Short-term wind power forecasting using integrated boosting approach

Abstract

Rapidly increasing global energy demand and environmental concerns have shifted the attention of policymakers toward the large-scale integration of renewable energy resources (RERs). Wind energy is a type of RERs with vast energy potential and no environmental pollution is associated with it. The sustainable development goals: affordable and clean energy, climate action, and industry, innovation and infrastructure, can be achieved by integrating wind energy into the existing power systems. However, the integration of wind energy will bring instability challenges due to its intermittent nature.

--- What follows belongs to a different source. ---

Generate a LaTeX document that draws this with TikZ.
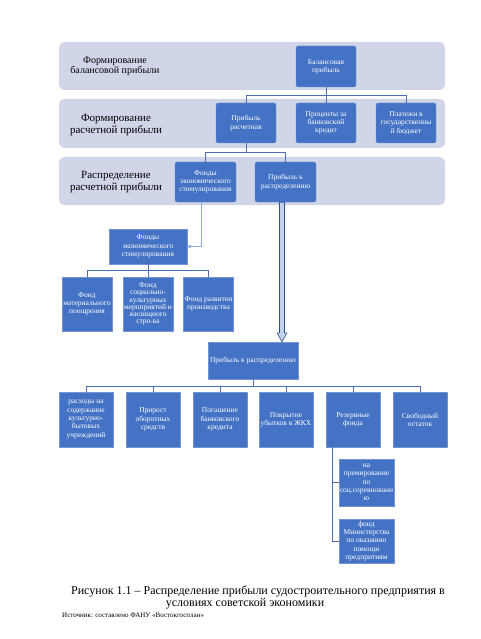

Mitigating these challenges necessitates the implementation of effective wind power forecasting models. Therefore, we have proposed a novel integrated approach, Boost-LR, for hour-ahead wind power forecasting. The Boost-LR is a multilevel technique consisting of non-parametric models, extreme gradient boosting (XgBoost), categorical boosting (CatBoost), and random forest (RF), and parametric approach, linear regression (LR). The first layer of the Boost-LR uses the boosting algorithms that process the data according to their tree development architectures and pass their intermediary forecast to LR which is deployed in layer two and processes the intermediary forecasts of layer one models to provide the final predicted wind power. To demonstrate the generalizability and robustness of the proposed study, the performance of Boost-LR is compared with the individual models of CatBoost, XgBoost, RF, deep learning networks: long short-term memory (LSTM) and gated recurrent unit (GRU), Transformer and Informer models using root mean square error (RMSE), mean square error (MSE), mean absolute error (MAE) and normalized root mean square error (NRMSE). Findings demonstrate the effectiveness of the Boost-LR as its forecasting performance is superior to the compared models. The improvement in MAE of Boost-LR is recorded as to be 31.42%, 32.14%, and 27.55% for the datasets of Bruska, Jelinak, and Inland wind farm, respectively as compared to the MAE of CatBoost which is revealed as the second-best performing model. Moreover, the proposed study also reports a literature comparison that further validates the effectiveness of Boost-LR performance for short-term wind power forecasting.